I do agree that we women have a tendency to undermine our value in any business. That's why I love VO Groups like Lisa Biggs: Voxy Ladies and Ganguzza/Nistico: V.O. Boss, because of their empowering messages they offer female VO.

Rebecca Haugh
6/11/2019 at 11:46 AM
Thanks for this story, Lynne, it's very provocative. It's wonderful that your client expressed herself to you, and agreed to let you share the story.

I don't know to what depth this low-pricing issue exists for female VOs, or at what level of voice-acting experience in the female VO side of the business. Your story triggers that desire to know more about if this is a real issue, and how deep it goes. I guess it triggers more questions for me than answers!

Your story gives a feeling that there is an "industry standard." I agree that the GVAA is a good resource, as well as the SAG-AFTRA union rates. But an "industry standard" for non-union? There isn't much of one, particularly after this explosion of freelancing with the internet, P2P websites being pointed to as reasons VO rates for all are sliding downward.

Your story didn't mention what website your interactions initially occurred on. If we really have an industry standard, why was bidding going on? Why are we participating in bidding at all, right? Why doesn't the client simply offer a flat rate, right? But they more often do not....

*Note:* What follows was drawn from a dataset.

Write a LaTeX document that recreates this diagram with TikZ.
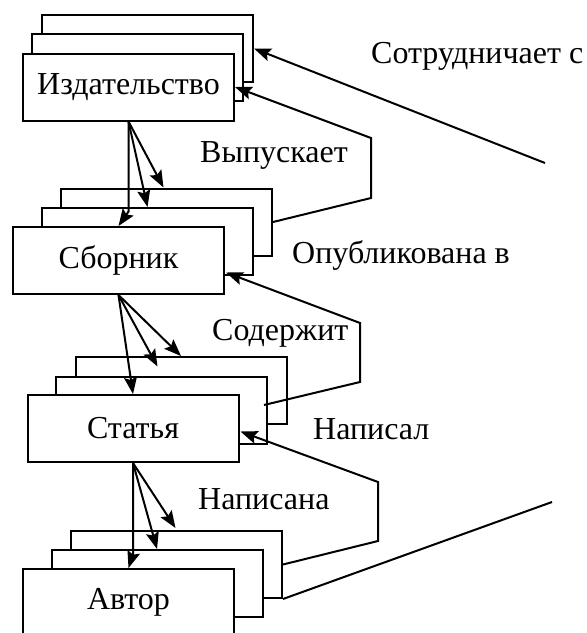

I have one final thought about the term "self-sabotage," which sort of means these 'low ballers' already know what they should charge but don't. That might not be the case. I think "ignorance" or "uneducated" would be more likely the common situation.

I encourage all VOs to do your homework on VO rates. Ask for help about that when you need it from trusted mentors, agents, colleagues in the biz. IF they know and go low anyway, they are in survival mode and scrambling, OR have such bad audio quality they know they cannot earn more for it.
Annie Sullivan
6/8/2019 at 8:54 AM
Excellent article - thank you! I know, when I had just started out in VO - and even when I audition in genres where compensation values are unfamiliar to to me - it was difficult to know what to charge and scary to know that others may be bidding less, so that I may not get the gig. I quickly learned that, if I don't value myself and the work that I did, that I could not expect my clients to value me, either. Low balling serves no one and only undermines the entire voiceover community - regardless of your gender!
Philip Banks
6/7/2019 at 9:49 AM
"I implore my low balling colleagues: Know your worth and how it is perceived!"

Male and female alike, the majority probably DO know their worth. They fully understand that $50 is not what anyone would expect to pay a good professional Voice Over person but, based on the quality of their work, less than a "Ben Franklin" would still be considered wildly optimistic.

It is not really a gender thing, but the point is well made. It's about people in the market who can't get work because they deliver poor quality performances. Low price is all they have to offer.